Plainpalais sous état de siège
DOUTE, 03.06.2003 23:13
http://hns.samizdat.net/article.php3?id_article=3162Se trouver subitement entre les mains d'une police schizophrène est une expérience salutaire pour comprendre les situations dramatiques ailleurs dans le monde. C'est ce que vient de vivre le boulevard Carl-Vogt.
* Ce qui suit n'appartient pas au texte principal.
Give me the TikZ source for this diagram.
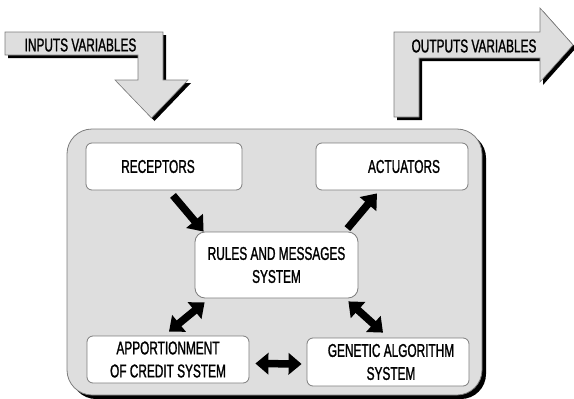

Mardi 03 juin, à partir de 18.45... Précédés par le hurlement des sirènes une trentaine de paniers à salade, de voitures banalisées, un canon à eau et des escadrons de voltigeurs à motos déboulent en pourchassant une petite centaine de manifestants TOUS à visage découvert qui se dispersent parmi les gens attablés sur les nombreuses terrasses. Hommes casqués, matraques, boucliers, lances grenandes, le grand jeu...
Entre la rue Dubois-Melly et la rue de l'Ecole de Médecine, 8 fourgons stationnent, avec un nombre indéterminé de voitures banalisées... LEs gens regardent atterrés. Parmi le public sur les trottoirs, nombre d'enfants et de parents inquiets qui essayent de regagner leur domicile mais sont refoulés, avec politesse mais sans appel par les agents...
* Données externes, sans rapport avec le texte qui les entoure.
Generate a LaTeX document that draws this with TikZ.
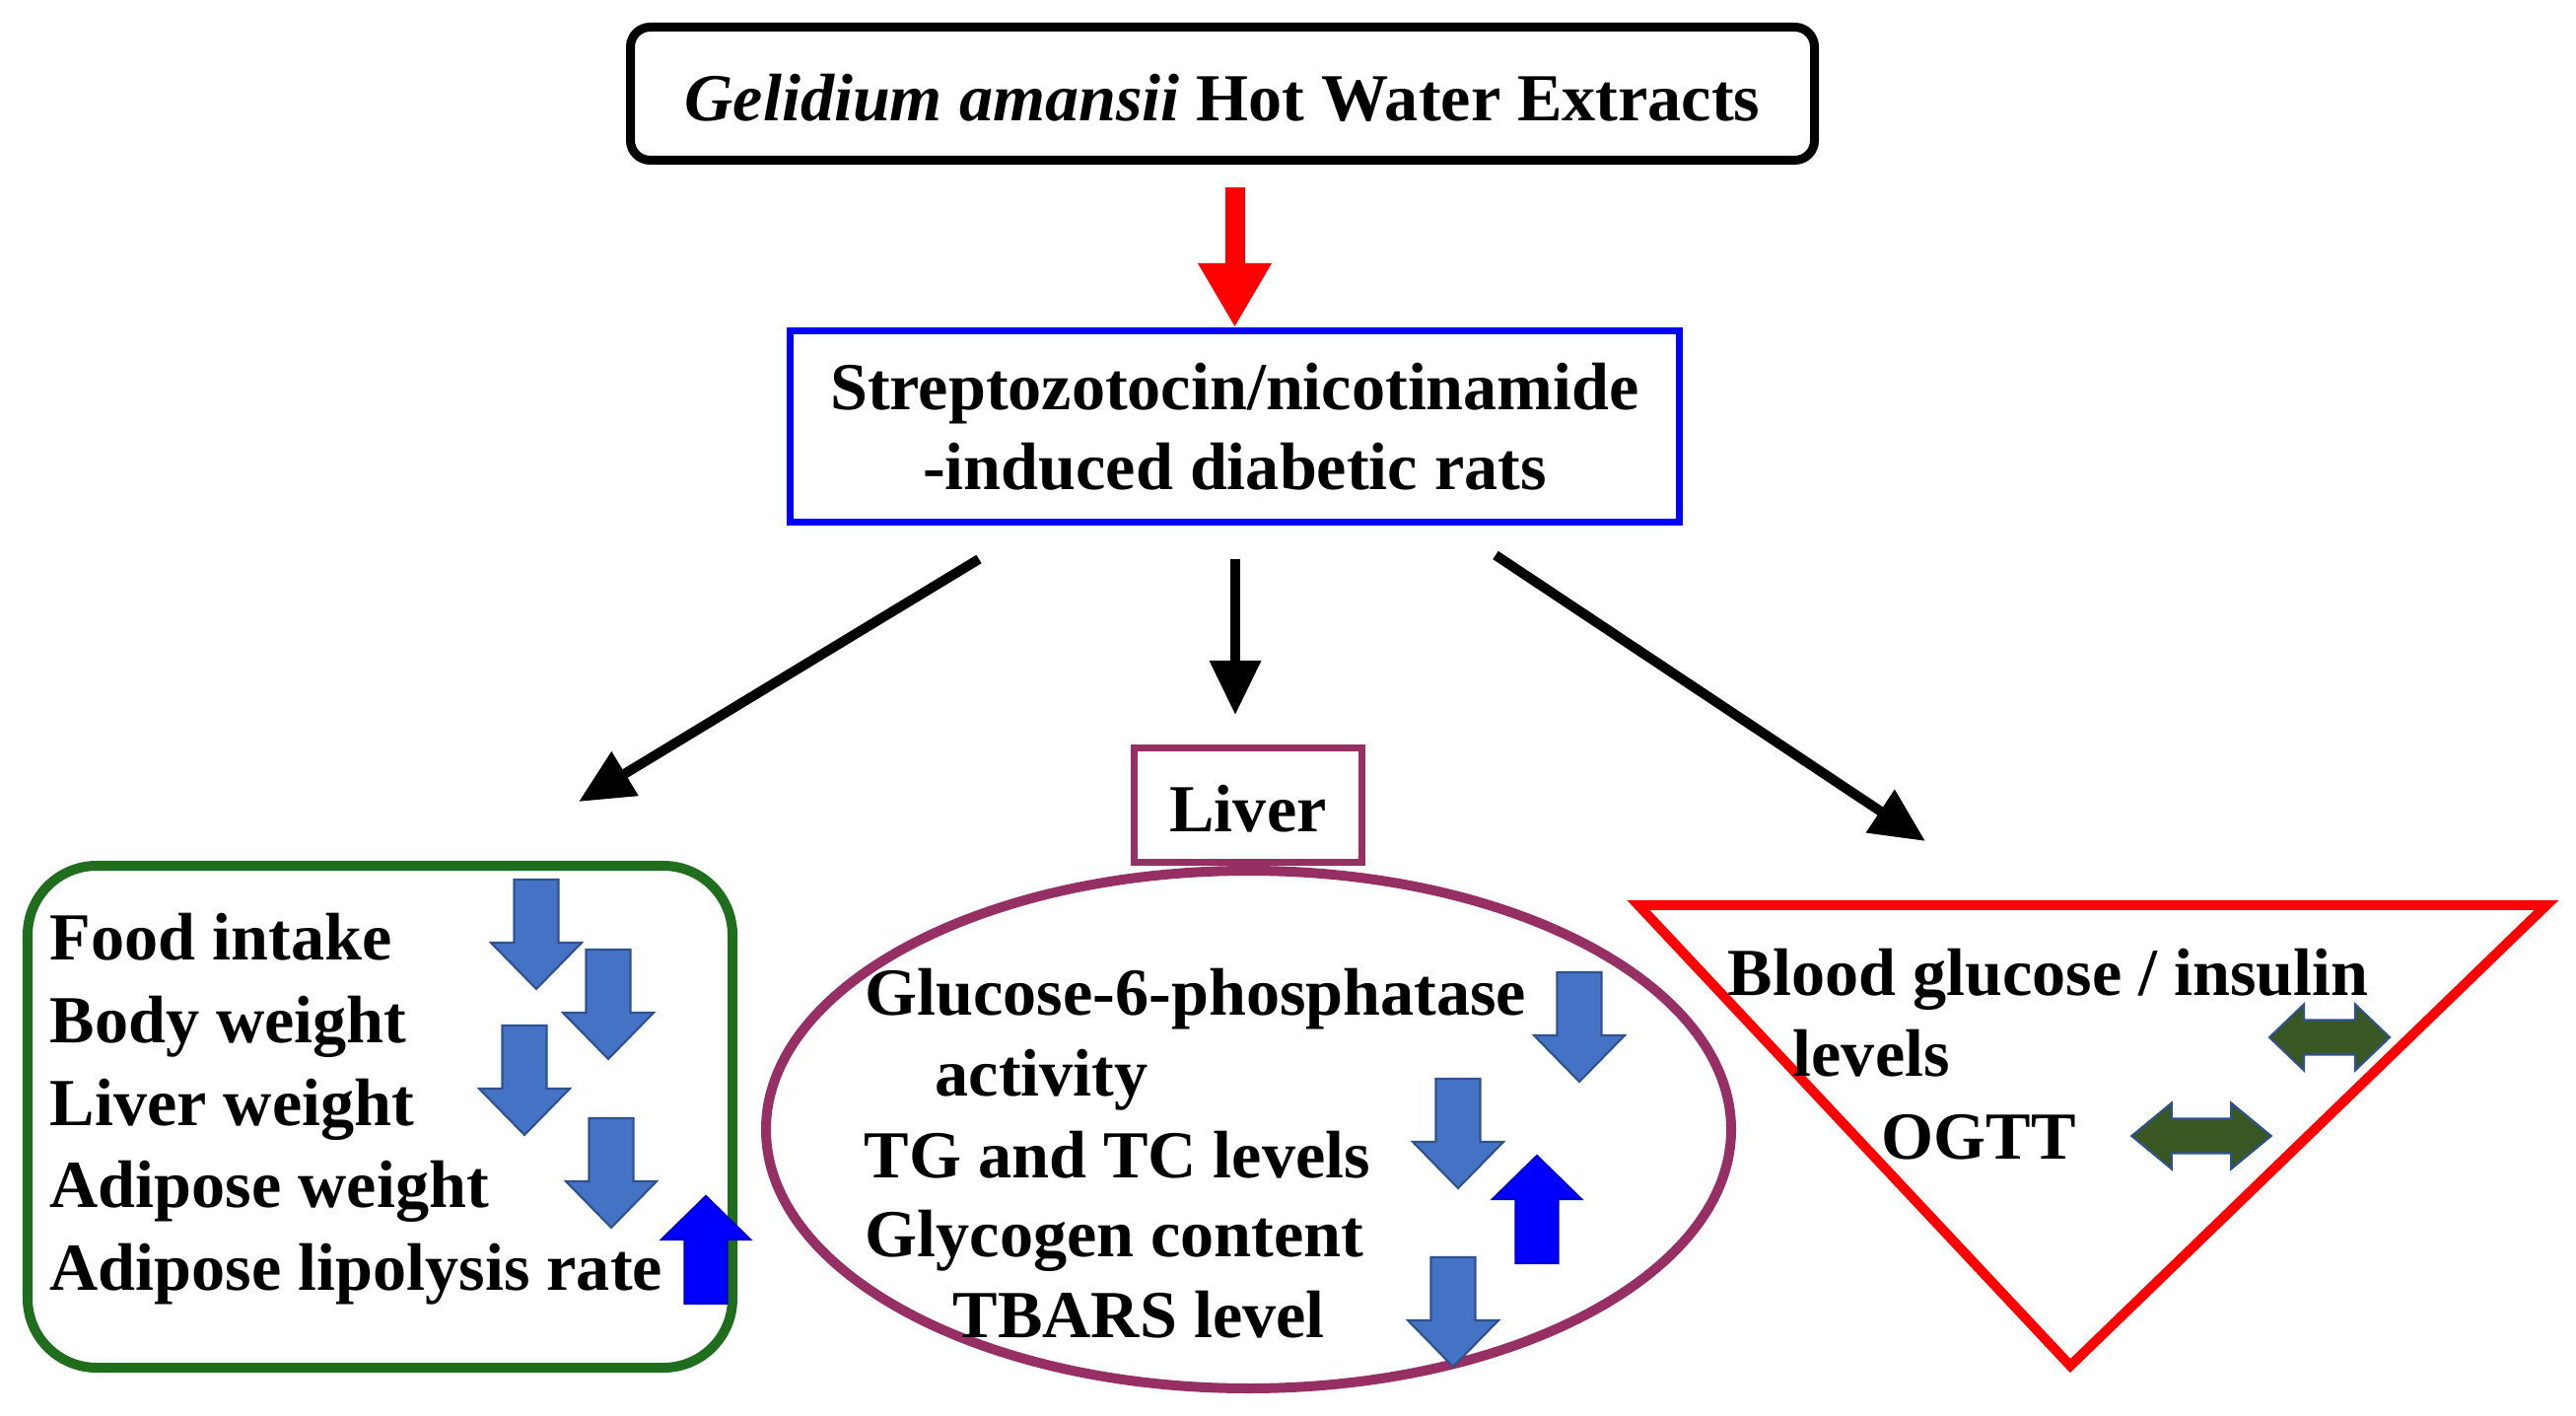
\documentclass[tikz,border=0pt]{standalone}
\usepackage{fontspec}
\setmainfont{Liberation Serif}
\usetikzlibrary{arrows.meta,positioning,shapes.geometric}

\definecolor{boxblue}{RGB}{0,0,255}
\definecolor{plum}{RGB}{150,48,100}
\definecolor{leafgreen}{RGB}{30,110,30}
\definecolor{paleblue}{RGB}{68,114,196}
\definecolor{paleedge}{RGB}{47,82,143}
\definecolor{dblgreen}{RGB}{56,87,35}

\tikzset{
  every node/.style={font=\bfseries\fontsize{19.4}{23}\selectfont},
  topbox/.style={draw, line width=0.09cm, rounded corners=0.2cm, minimum width=12.01cm, minimum height=1.35cm, inner sep=0, text height=0.56cm, text depth=0cm},
  ratbox/.style={draw=boxblue, line width=0.07cm, minimum width=9.02cm, minimum height=1.94cm, inner sep=0, align=center},
  liverbox/.style={draw=plum, line width=0.07cm, minimum width=2.31cm, minimum height=1.16cm, inner sep=0, text height=0.55cm, text depth=0cm},
  liverell/.style={ellipse, draw=plum, line width=0.1cm, minimum width=9.79cm, minimum height=5.25cm, inner sep=0},
  sidebox/.style={draw=leafgreen, line width=0.1cm, rounded corners=0.7cm, minimum width=7.15cm, minimum height=5.09cm, inner sep=0},
  tribox/.style={draw=red, line width=0.1cm, line join=miter},
  textline/.style={anchor=base west, inner sep=0},
  redarr/.style={-{Triangle[length=0.65cm,width=0.7cm]}, red, line width=0.2cm},
  blkarr/.style={-{Triangle[length=0.55cm,width=0.5cm]}, line width=0.1cm},
  dnarr/.pic={\filldraw[fill=paleblue, draw=paleedge, line width=0.6pt]
    (-0.225,0) -- (0.225,0) -- (0.225,-0.64) -- (0.46,-0.64) -- (0,-1.11)
    -- (-0.46,-0.64) -- (-0.225,-0.64) -- cycle;},
  uparr/.pic={\filldraw[fill=blue, draw=blue!80!black, line width=0.6pt]
    (-0.215,0) -- (0.215,0) -- (0.215,0.65) -- (0.45,0.65) -- (0,1.09)
    -- (-0.45,0.65) -- (-0.215,0.65) -- cycle;},
  lrarr/.pic={\filldraw[fill=dblgreen, draw=paleedge, line width=0.6pt]
    (-0.61,0) -- (-0.26,0.335) -- (-0.26,0.175) -- (0.26,0.175) -- (0.26,0.335)
    -- (0.61,0) -- (0.26,-0.335) -- (0.26,-0.175) -- (-0.26,-0.175)
    -- (-0.26,-0.335) -- cycle;}
}

\begin{document}
\begin{tikzpicture}
    \useasboundingbox (0,0) rectangle (26.13,-14.36);

    % Extract and animal model
    \node[topbox] (extract) at (12.40,-0.95) {\textit{Gelidium amansii} Hot Water Extracts};
    \node[ratbox] (rats) at (12.525,-4.325) {Streptozotocin/nicotinamide\\-induced diabetic rats};
    \draw[redarr, shorten <=0.23cm] (extract.south -| rats.north) -- (rats.north);

    % Three branches
    \coordinate (lfrom) at (9.93,-5.67);
    \coordinate (lto) at (5.87,-8.13);
    \coordinate (mfrom) at (12.53,-5.67);
    \coordinate (mto) at (12.53,-7.25);
    \coordinate (rfrom) at (15.17,-5.63);
    \coordinate (rto) at (19.53,-8.53);
    \draw[blkarr] (lfrom) -- (lto);
    \draw[blkarr] (mfrom) -- (mto);
    \draw[blkarr] (rfrom) -- (rto);

    % Left box: body and organ weights
    \node[sidebox] (organs) at (3.855,-11.325) {};
    \node[textline] (food) at (0.5,-9.74) {Food intake};
    \node[textline] (body) at (0.5,-10.57) {Body weight};
    \node[textline] (lw) at (0.5,-11.41) {Liver weight};
    \node[textline] (aw) at (0.5,-12.24) {Adipose weight};
    \node[textline] (lipo) at (0.5,-13.08) {Adipose lipolysis rate};
    \pic at (5.44,-8.92) {dnarr};
    \pic at (6.17,-9.63) {dnarr};
    \pic at (5.32,-10.40) {dnarr};
    \pic at (6.20,-11.34) {dnarr};
    \pic at (7.16,-13.22) {uparr};

    % Middle: liver
    \node[liverell] (lobe) at (12.665,-11.455) {};
    \node[liverbox] (liver) at (12.66,-8.165) {Liver};
    \node[textline] (g6p) at (8.77,-10.30) {Glucose-6-phosphatase};
    \node[textline] (act) at (9.48,-11.11) {activity};
    \node[textline] (tgtc) at (8.76,-11.94) {TG and TC levels};
    \node[textline] (glyc) at (8.77,-12.74) {Glycogen content};
    \node[textline] (tbars) at (9.66,-13.56) {TBARS level};
    \pic at (16.02,-9.86) {dnarr};
    \pic at (14.79,-10.94) {dnarr};
    \pic at (15.59,-12.81) {uparr};
    \pic at (14.74,-12.75) {dnarr};

    % Right: blood tests
    \draw[tribox] (16.62,-9.18) coordinate (tl) -- (25.83,-9.18) coordinate (tr)
        -- (21.0,-13.85) coordinate (tb) -- cycle;
    \node[textline] (blood) at (17.52,-10.10) {Blood glucose / insulin};
    \node[textline] (lev) at (18.18,-10.92) {levels};
    \node[textline] (ogtt) at (19.08,-11.75) {OGTT};
    \pic at (23.63,-10.52) {lrarr};
    \pic[xscale=1.16] at (22.33,-11.52) {lrarr};
\end{tikzpicture}
\end{document}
Quatre motos transportant chacune deux agents en tenue anti-émeutes, le passager armé d'un lance grenade, s'élancent lorsque j'arrive sur le Boulevard Carl-Vogt... PETIT DETAIL : les motos n'avaient pas de plaques d'immatriculation...
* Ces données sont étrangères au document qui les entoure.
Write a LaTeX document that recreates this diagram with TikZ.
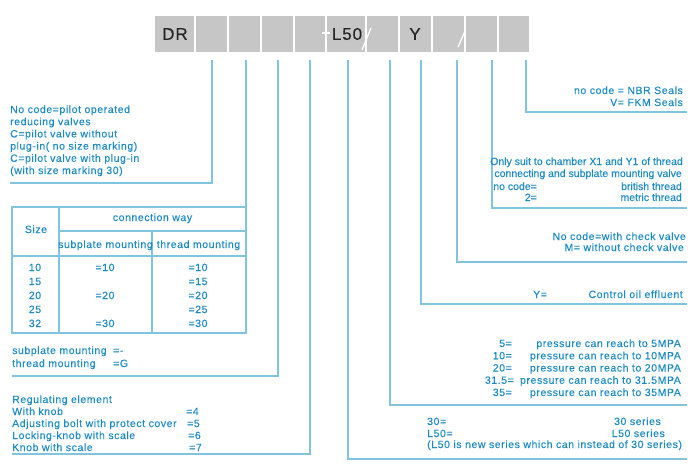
\documentclass[tikz,border=0pt]{standalone}
\usepackage{fontspec}
\setmainfont{Liberation Sans}[LetterSpace=5.5,FakeBold=0.35]
\newfontfamily\condfont{Liberation Sans}[LetterSpace=0,FakeBold=0.35]
\definecolor{txt}{RGB}{30,140,195}
\definecolor{ln}{RGB}{128,196,222}
\definecolor{boxg}{RGB}{198,198,198}
\begin{document}
\begin{tikzpicture}[x=1pt,y=-1pt,
  cell/.style={fill=boxg, draw=none, minimum height=36pt, inner sep=0pt},
  code/.style={text=black!85, inner sep=0pt, font=\fontsize{17}{17}\selectfont},
  lbl/.style={text=txt, inner sep=0pt, font=\fontsize{10.5}{12}\selectfont},
  clbl/.style={text=txt, inner sep=0pt, font=\condfont\fontsize{10.5}{12}\selectfont, anchor=base east},
  lw/.style={lbl, anchor=base west},
  le/.style={lbl, anchor=base east},
  lc/.style={lbl, anchor=base},
  conn/.style={draw=ln, line width=1.2pt},
  tab/.style={draw=ln, line width=1.2pt},
  wmark/.style={draw=white, line width=1.3pt}]
\useasboundingbox (0,0) rectangle (700,471);

% code boxes
\node[cell, minimum width=39pt] (b1) at (174.5,34) {};
\node[cell, minimum width=31pt] (b2) at (211.5,34) {};
\node[cell, minimum width=31pt] (b3) at (244.5,34) {};
\node[cell, minimum width=31pt] (b4) at (277.5,34) {};
\node[cell, minimum width=30pt] (b5) at (310,34) {};
\node[cell, minimum width=38pt] (b6) at (346,34) {};
\node[cell, minimum width=31pt] (b7) at (382.5,34) {};
\node[cell, minimum width=31pt] (b8) at (415.5,34) {};
\node[cell, minimum width=31pt] (b9) at (448.5,34) {};
\node[cell, minimum width=31pt] (b10) at (481.5,34) {};
\node[cell, minimum width=30pt] (b11) at (514,34) {};
\node[code] (tDR) at (175,34) {DR};
\node[code] (tL50) at (347,34) {L50};
\node[code] (tY) at (415,34) {Y};
\draw[wmark] (322,33) -- (330,33);
\draw[wmark] (362,50) -- (371,28);
\draw[wmark] (458,47) -- (465,31);

% connector start points
\coordinate (s1) at (212,60);
\coordinate (s2) at (246,60);
\coordinate (s3) at (278,60);
\coordinate (s4) at (310,60);
\coordinate (s5) at (348,60);
\coordinate (s6) at (390,60);
\coordinate (s7) at (421,60);
\coordinate (s8) at (457,60);
\coordinate (s9) at (492,60);
\coordinate (s10) at (526,60);
% connector ends
\coordinate (e1) at (10,183);
\coordinate (e2) at (246,207);
\coordinate (e3) at (12,376);
\coordinate (e4) at (12,454);
\coordinate (e5) at (687,459);
\coordinate (e6) at (687,405);
\coordinate (e7) at (687,304);
\coordinate (e8) at (687,262);
\coordinate (e9) at (687,208);
\coordinate (e10) at (687,112);

\draw[conn] (s1) |- (e1);
\draw[conn] (s2) -- (e2);
\draw[conn] (s3) |- (e3);
\draw[conn] (s4) |- (e4);
\draw[conn] (s5) |- (e5);
\draw[conn] (s6) |- (e6);
\draw[conn] (s7) |- (e7);
\draw[conn] (s8) |- (e8);
\draw[conn] (s9) |- (e9);
\draw[conn] (s10) |- (e10);

% left top block
\node[lw] (a1) at (10,113) {No code=pilot operated};
\node[lw] (a2) at (10,125.2) {reducing valves};
\node[lw] (a3) at (10,137.4) {C=pilot valve without};
\node[lw] (a4) at (10,149.6) {plug-in( no size marking)};
\node[lw] (a5) at (10,161.8) {C=pilot valve with plug-in};
\node[lw] (a6) at (10,174) {(with size marking 30)};

% table
\draw[tab] (12,207) rectangle (246,333);
\draw[tab] (59,207) -- (59,333);
\draw[tab] (152,231) -- (152,333);
\draw[tab] (59,231) -- (246,231);
\draw[tab] (12,256) -- (246,256);
\node[lc] (hsize) at (36,233) {Size};
\node[lc] (hconn) at (152.5,221) {connection way};
\node[lc] (hsub) at (105.5,248) {subplate mounting};
\node[lc] (hthr) at (198.5,248) {thread mounting};
\node[lc] (r1) at (35,271) {10};
\node[lc] (r2) at (35,285) {15};
\node[lc] (r3) at (35,299) {20};
\node[lc] (r4) at (35,313) {25};
\node[lc] (r5) at (35,327) {32};
\node[lc] (p1) at (105,271) {=10};
\node[lc] (p3) at (105,299) {=20};
\node[lc] (p5) at (105,327) {=30};
\node[lc] (q1) at (198,271) {=10};
\node[lc] (q2) at (198,285) {=15};
\node[lc] (q3) at (198,299) {=20};
\node[lc] (q4) at (198,313) {=25};
\node[lc] (q5) at (198,327) {=30};

% mounting
\node[lw] (m1) at (12,354) {subplate mounting};
\node[lw] (m1v) at (113,354) {=-};
\node[lw] (m2) at (12,367) {thread mounting};
\node[lw] (m2v) at (113,367) {=G};

% regulating element
\node[lw] (g0) at (12,403) {Regulating element};
\node[lw] (g1) at (12,415) {With knob};
\node[lw] (g1v) at (186,415) {=4};
\node[lw] (g2) at (12,427) {Adjusting bolt with protect cover};
\node[lw] (g2v) at (187,427) {=5};
\node[lw] (g3) at (12,439) {Locking-knob with scale};
\node[lw] (g3v) at (188,439) {=6};
\node[lw] (g4) at (12,451) {Knob with scale};
\node[lw] (g4v) at (189,451) {=7};

% seals
\node[le] (n1) at (683,94) {no code = NBR Seals};
\node[le] (n2) at (683,106) {V= FKM Seals};

% thread
\node[clbl] (h1) at (683,165) {Only suit to chamber X1 and Y1 of thread};
\node[clbl] (h2) at (682,177) {connecting and subplate mounting valve};
\node[clbl] (h3) at (537,190) {no code=};
\node[clbl] (h3v) at (682,190) {british thread};
\node[clbl] (h4) at (537,201) {2=};
\node[clbl] (h4v) at (682,201) {metric thread};

% check valve
\node[le] (k1) at (686,240) {No code=with check valve};
\node[le] (k2) at (684,251) {M= without check valve};

% control oil
\node[lw] (y1) at (533,298) {Y=};
\node[le] (y1v) at (683,298) {Control oil effluent};

% pressure
\node[le] (pr1) at (512,347) {5=};
\node[le] (pr1v) at (681,347) {pressure can reach to 5MPA};
\node[le] (pr2) at (512,359.25) {10=};
\node[le] (pr2v) at (681,359.25) {pressure can reach to 10MPA};
\node[le] (pr3) at (512,371.5) {20=};
\node[le] (pr3v) at (681,371.5) {pressure can reach to 20MPA};
\node[le] (pr4) at (514,383.75) {31.5=};
\node[le] (pr4v) at (681,383.75) {pressure can reach to 31.5MPA};
\node[le] (pr5) at (512,396) {35=};
\node[le] (pr5v) at (681,396) {pressure can reach to 35MPA};

% series
\node[lw] (sr1) at (427,425) {30=};
\node[le] (sr1v) at (661,425) {30 series};
\node[lw] (sr2) at (427,437) {L50=};
\node[le] (sr2v) at (665,437) {L50 series};
\node[lw] (sr3) at (427,448) {(L50 is new series which can instead of 30 series)};
\end{tikzpicture}
\end{document}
Sur le boulevard, scènes dignes des rafles qui ont marqué le 20e siècle : des groupes de policiers casqués poursuivent entre les gens, en les poussant parfois, des jeunes pour délit manifeste de sales gueules (de jeune !). C'est alors que je me rends compte de la présence de motards "civils" qui portent, détail qui tue, des dossards "Police". Toute cette fine équipe remonte en scrutant avec des gueules de truands les gens qui regardent. On les sent nerveux, hargneux, prêts à défoncer n'importe qui. Lorsque tout cet attirail repart sur les chapeaux de roue pour se poster 70 m plus loin (moteurs hurlant à fond, sirène, cris), je remarque alors la troisième catégorie de policiers : des gars en civil, avec cagoule qui remontent par équipes d'une demi-douzaine entre les gens du quartiers abasourdis....
Soudain, le cordon policier qui bloquait l'Ecole de Médecine, sur un ordre hurlé s'ébranle au pas de course (quand même lent et fatigué...) pour charger... les gens rassemblés devant la boulangerie POuly, angle CArl-Vogt/Ecole de Médecine. Les voisins sont bousculés par les boucliers levés, et se réfugient en retrait.
Nouvel ordre hurlé, le cordon de police se retire dans le désordre vers l'école de ma fille, sous les sifflets des gens du quartier excédés par ces procédés.
Tout le long, les radios de police grésillent, les ordres données par le gradés s'échangent :
On progresse ! hurle l'un d'entre eux. Ce n'est pas l'impression qu'ils donnent, la régression est trop patente...
Retour dans le havre de mon immeuble, pour se découvrir vers 21.15 de nouveau cerné par un cordon de police, fourgons arrivant en sens interdit le long de l'avenue du Mail, ordres hurlés intimant à toute personne de rentrer sur le champ....
Quelles conclusions en tirer ?
L'impression dramatique de voir une savante mise en scène montée par certains syndicats de police pour défendre leur magistrate qui, elle mériterait assurément de jouer le pot de fleur...
Tout ce déploiement de force contre une centaine de jeunes manifestants démontre à quel point la magistrate libérale et son état-major n'arrive pas à comprendre qu'il peut y avoir plusieurs catégories de gens dans la rue : des casseurs (ceux-là sont loin, merci, et sans casse pour eux !) des manifestants politiques (ceux là étaient présents et se sont fait traiter comme des criminels) et des gens du quartier terrorisés par ce déployement pathétique de moyens (environ 30 fourgons, une dizaine de voitures banalisées, 20 motos, un canon à eau et un raton laveur).
Si j'avais des doutes sur notre État, ils sont à présent levés : lorsque la magistrate libérale et le procureur (libéral) se donnent la main pour donner la leçon à ces pauvres cloches de gauche (c'est leur opinion), la populace n'a qu'à bien se tenir ! Eh oui, le jour n'est pas encore venu où la population de Champel verra ce genre de manoeuvres...
Un citoyen attristé, déçu par une police qui échappe à tout contrôle et à toute raison (pensez ! comme ils sont fatigués les pauvres...)
Un citoyen qui pour la première fois de sa vie choisit de rester anonyme parce que cette police-là est capable de tout. La confiance est rompue.